Delphi's TStringList is one of the objects I love the most. If it's sorted (StringList.Sorted := true) then you can use it to parse huge chunks of data quickly.
For instance, looping through an enormous amount of IP addresses and keeping count of how many times they appeared, is easily done using the following code (not compiled or checked for syntax errors):
ls := TStringList.Create; ls.Sorted := true; for ip in ipAddresses do begin n := ls.IndexOf(ip); if n = -1 then ls.AddObject(ip, TObject(1)) else ls.Objects[n] := TObject(Integer(ls.Objects[n]) + 1); end;
It's very efficient.

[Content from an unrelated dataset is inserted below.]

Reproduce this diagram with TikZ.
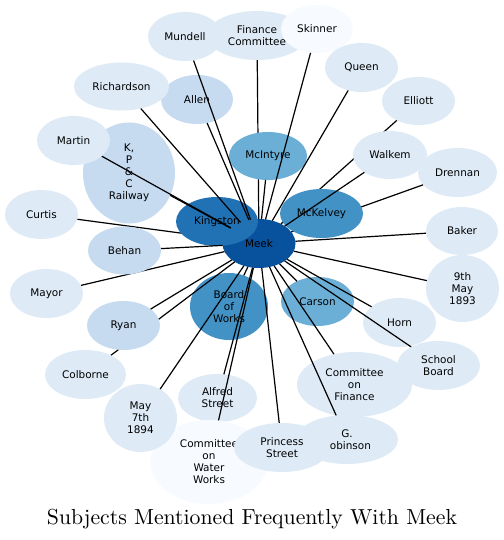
\documentclass[tikz,border=0pt]{standalone}
\usepackage{fontspec}
\usepackage{graphicx}
\usetikzlibrary{shapes.geometric}
\newfontfamily\dejavu{DejaVu Sans}
\definecolor{b0}{HTML}{F7FBFF}
\definecolor{b1}{HTML}{DEEBF7}
\definecolor{b2}{HTML}{C6DBEF}
\definecolor{b4}{HTML}{6BAED6}
\definecolor{b5}{HTML}{4292C6}
\definecolor{b6}{HTML}{2171B5}
\definecolor{b7}{HTML}{08519C}
\pgfdeclarelayer{nA}
\pgfdeclarelayer{eB}
\pgfdeclarelayer{nC}
\pgfdeclarelayer{eD}
\pgfsetlayers{nA,eB,nC,eD,main}
\tikzset{
  nd/.style={ellipse, draw=none, inner sep=0pt, outer sep=0pt, align=center,
    text=black, font=\dejavu\fontsize{10.5}{12}\selectfont},
  sz/.style 2 args={minimum width=#1bp, minimum height=#2bp},
  ed/.style={draw=black, line width=1.2bp},
}
\begin{document}
\begin{tikzpicture}[x=1bp, y=-1bp]
\useasboundingbox (0,0) rectangle (504,540);
\begin{pgfonlayer}{nA}
\fill[white] (0,0) rectangle (504,540);
\node[nd, sz={73}{49}, fill=b7] (meek) at (259,243.5) {Meek};
\node[nd, sz={73}{49}, fill=b4] (carson) at (317.5,301.5) {Carson};
\node[nd, sz={78}{67}, fill=b5] (bow) at (229,306.5) {Board\\of\\Works};
\node[nd, sz={92}{101}, fill=b2] (railway) at (129,173) {K,\\P\\\&\\C\\Railway};
\node[nd, sz={72}{49}, fill=b2] (allen) at (197,99.5) {Allen};
\node[nd, sz={73}{49}, fill=b1] (horn) at (399.5,322.5) {Horn};
\node[nd, sz={79}{48}, fill=b1] (alfred) at (217.5,398) {Alfred\\Street};
\node[nd, sz={115}{65}, fill=b1] (cof) at (354.5,384.5) {Committee\\on\\Finance};
\end{pgfonlayer}
\begin{pgfonlayer}{nC}
\node[nd, sz={83}{49}, fill=b5] (mckelvey) at (321.5,213.5) {McKelvey};
\node[nd, sz={74}{48}, fill=b1] (walkem) at (390,155) {Walkem};
\node[nd, sz={78}{48}, fill=b4] (mcintyre) at (268,156) {McIntyre};
\node[nd, sz={82}{49}, fill=b6] (kingston) at (217,221.5) {Kingston};
\node[nd, sz={73}{49}, fill=b2] (ryan) at (123.5,325.5) {Ryan};
\end{pgfonlayer}
\node[nd, sz={74}{49}, fill=b1] (mundell) at (185,36.5) {Mundell};
\node[nd, sz={100}{49}, fill=b1] (fc) at (257,35.5) {Finance\\Committee};
\node[nd, sz={72}{48}, fill=b0] (skinner) at (317,29) {Skinner};
\node[nd, sz={73}{49}, fill=b1] (queen) at (361.5,67.5) {Queen};
\node[nd, sz={73}{48}, fill=b1] (elliott) at (418.5,101) {Elliott};
\node[nd, sz={79}{49}, fill=b1] (drennan) at (457.5,172.5) {Drennan};
\node[nd, sz={72}{48}, fill=b1] (baker) at (462,231) {Baker};
\node[nd, sz={73}{67}, fill=b1] (ninth) at (462.5,288.5) {9th\\May\\1893};
\node[nd, sz={83}{49}, fill=b1] (school) at (438.5,365.5) {School\\Board};
\node[nd, sz={102}{49}, fill=b1] (grob) at (347,439.5) {G.\\Robinson};
\node[nd, sz={117}{84}, fill=b0] (coww) at (209,462) {Committee\\on\\Water\\Works};
\node[nd, sz={96}{49}, fill=b1] (princess) at (282,447.5) {Princess\\Street};
\node[nd, sz={73}{68}, fill=b1] (may7) at (140.5,418) {May\\7th\\1894};
\node[nd, sz={81}{49}, fill=b1] (colborne) at (85.5,374.5) {Colborne};
\node[nd, sz={73}{49}, fill=b1] (mayor) at (46.5,293.5) {Mayor};
\node[nd, sz={73}{49}, fill=b1] (curtis) at (41.5,214.5) {Curtis};
\node[nd, sz={73}{48}, fill=b2] (behan) at (124.5,250.5) {Behan};
\node[nd, sz={73}{49}, fill=b1] (martin) at (73.5,140.5) {Martin};
\node[nd, sz={95}{48}, fill=b1] (richardson) at (121.5,86.5) {Richardson};
\begin{pgfonlayer}{eB}
\foreach \t in {elliott,drennan,fc,curtis,colborne}
  \draw[ed] (meek) -- (\t);
\end{pgfonlayer}
\begin{pgfonlayer}{eD}
\foreach \t in {mundell,skinner,queen,walkem,baker,ninth,horn,school,cof,grob,princess,coww,alfred,may7,ryan,mayor,behan,railway,martin,richardson,allen,mcintyre,carson,bow}
  \draw[ed] (meek) -- (\t);
\end{pgfonlayer}
\node[anchor=base, inner sep=0pt] (title) at (252,524)
  {\resizebox{410bp}{!}{\rmfamily\fontsize{10}{12}\selectfont Subjects Mentioned Frequently With Meek}};
\end{tikzpicture}
\end{document}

Since TStringList.IndexOf always does a binary search, it operates in log2(n) time, and using Objects as integers allows us to keep track of count without messing with the string data.
But there are things we can do to speed it up. For instance, TStringList.IndexOf relies on TStringList.Find, which itself uses AnsiCompareStr, which is a slow Windows call, taking locale and its mother into consideration. Overriding this with our own method should be worthwhile. (The code below is adapted straight from the Classes unit.)
type TStringListEx = class(TStringList) public function Find(const S: string; var Index: Integer): Boolean; override; end;
function TStringListEx.Find(const S: string; var Index: Integer): Boolean; var L, H, I, C: Integer; begin Result := False; L := 0; H := Count - 1; while L <= H do begin I := (L + H) shr 1; C := CompareStr(Get(I), S); if C < 0 then L := I + 1 else begin H := I - 1; if C = 0 then begin Result := True; if Duplicates <> dupAccept then L := I; end; end; end; Index := L; end;
We've replaced AnsiCompareStr with Delphi's own CompareStr, which is a highly optimized FastCode routine. There are some drawbacks - things will always be sorted in byte order and no case-sensitivity is done. But we don't care about this - it can always be done afterwards; right now, speed is the main importance.
And it turns out that using the above code, in pure examples, can slash execution time with up to about 80%. Dramatic savings, indeed. In my own example, where I analyze ftp log data, I managed to cut execution time on 122 MB of data down from 7 seconds down to 3.1 seconds.
Best of all, since TStringList.Find is declared virtual, we don't need to change any types anywhere, just do a TStringListEx.Create instead of a TStringList.Create and you're good to go.